(EXERCISE GOAL) Print out every line, exactly as written.

▬▬▬▬▬▬

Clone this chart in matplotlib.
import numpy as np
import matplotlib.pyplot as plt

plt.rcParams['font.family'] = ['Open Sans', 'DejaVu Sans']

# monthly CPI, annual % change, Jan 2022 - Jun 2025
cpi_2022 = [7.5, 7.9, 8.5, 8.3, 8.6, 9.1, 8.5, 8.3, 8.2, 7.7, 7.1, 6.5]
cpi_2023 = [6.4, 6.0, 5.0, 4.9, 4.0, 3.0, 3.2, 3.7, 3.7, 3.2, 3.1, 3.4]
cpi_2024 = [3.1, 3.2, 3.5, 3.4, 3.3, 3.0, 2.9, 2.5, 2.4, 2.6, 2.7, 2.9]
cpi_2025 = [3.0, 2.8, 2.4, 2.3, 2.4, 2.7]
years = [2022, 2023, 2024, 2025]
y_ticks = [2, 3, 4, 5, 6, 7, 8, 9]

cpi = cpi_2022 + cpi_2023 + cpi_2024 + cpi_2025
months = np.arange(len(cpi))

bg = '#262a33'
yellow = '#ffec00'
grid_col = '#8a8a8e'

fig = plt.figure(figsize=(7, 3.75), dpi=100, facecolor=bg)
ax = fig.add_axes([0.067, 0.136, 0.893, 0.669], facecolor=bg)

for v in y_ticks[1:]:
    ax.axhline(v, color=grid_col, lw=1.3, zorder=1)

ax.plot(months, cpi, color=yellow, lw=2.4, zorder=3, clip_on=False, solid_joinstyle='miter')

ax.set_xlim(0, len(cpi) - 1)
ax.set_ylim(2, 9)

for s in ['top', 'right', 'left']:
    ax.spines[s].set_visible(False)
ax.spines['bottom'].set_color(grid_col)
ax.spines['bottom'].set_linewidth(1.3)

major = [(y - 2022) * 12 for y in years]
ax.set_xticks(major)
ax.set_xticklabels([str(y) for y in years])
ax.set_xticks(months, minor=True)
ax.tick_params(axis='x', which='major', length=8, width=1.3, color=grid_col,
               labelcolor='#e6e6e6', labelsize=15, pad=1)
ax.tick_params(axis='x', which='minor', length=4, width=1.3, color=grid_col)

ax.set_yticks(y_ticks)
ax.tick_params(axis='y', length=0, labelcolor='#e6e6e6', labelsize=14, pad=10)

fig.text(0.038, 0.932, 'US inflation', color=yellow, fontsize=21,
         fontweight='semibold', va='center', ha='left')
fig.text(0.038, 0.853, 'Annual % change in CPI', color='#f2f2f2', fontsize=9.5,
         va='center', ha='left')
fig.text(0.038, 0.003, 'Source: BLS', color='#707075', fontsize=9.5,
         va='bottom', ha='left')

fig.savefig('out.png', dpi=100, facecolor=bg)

▬▬▬▬▬▬

(EXERCISE RESULT)
Clone this chart in matplotlib.
import numpy as np
import matplotlib.pyplot as plt

plt.rcParams['font.family'] = ['Open Sans', 'DejaVu Sans']

# monthly CPI, annual % change, Jan 2022 - Jun 2025
cpi_2022 = [7.5, 7.9, 8.5, 8.3, 8.6, 9.1, 8.5, 8.3, 8.2, 7.7, 7.1, 6.5]
cpi_2023 = [6.4, 6.0, 5.0, 4.9, 4.0, 3.0, 3.2, 3.7, 3.7, 3.2, 3.1, 3.4]
cpi_2024 = [3.1, 3.2, 3.5, 3.4, 3.3, 3.0, 2.9, 2.5, 2.4, 2.6, 2.7, 2.9]
cpi_2025 = [3.0, 2.8, 2.4, 2.3, 2.4, 2.7]
years = [2022, 2023, 2024, 2025]
y_ticks = [2, 3, 4, 5, 6, 7, 8, 9]

cpi = cpi_2022 + cpi_2023 + cpi_2024 + cpi_2025
months = np.arange(len(cpi))

bg = '#262a33'
yellow = '#ffec00'
grid_col = '#8a8a8e'

fig = plt.figure(figsize=(7, 3.75), dpi=100, facecolor=bg)
ax = fig.add_axes([0.067, 0.136, 0.893, 0.669], facecolor=bg)

for v in y_ticks[1:]:
    ax.axhline(v, color=grid_col, lw=1.3, zorder=1)

ax.plot(months, cpi, color=yellow, lw=2.4, zorder=3, clip_on=False, solid_joinstyle='miter')

ax.set_xlim(0, len(cpi) - 1)
ax.set_ylim(2, 9)

for s in ['top', 'right', 'left']:
    ax.spines[s].set_visible(False)
ax.spines['bottom'].set_color(grid_col)
ax.spines['bottom'].set_linewidth(1.3)

major = [(y - 2022) * 12 for y in years]
ax.set_xticks(major)
ax.set_xticklabels([str(y) for y in years])
ax.set_xticks(months, minor=True)
ax.tick_params(axis='x', which='major', length=8, width=1.3, color=grid_col,
               labelcolor='#e6e6e6', labelsize=15, pad=1)
ax.tick_params(axis='x', which='minor', length=4, width=1.3, color=grid_col)

ax.set_yticks(y_ticks)
ax.tick_params(axis='y', length=0, labelcolor='#e6e6e6', labelsize=14, pad=10)

fig.text(0.038, 0.932, 'US inflation', color=yellow, fontsize=21,
         fontweight='semibold', va='center', ha='left')
fig.text(0.038, 0.853, 'Annual % change in CPI', color='#f2f2f2', fontsize=9.5,
         va='center', ha='left')
fig.text(0.038, 0.003, 'Source: BLS', color='#707075', fontsize=9.5,
         va='bottom', ha='left')

fig.savefig('out.png', dpi=100, facecolor=bg)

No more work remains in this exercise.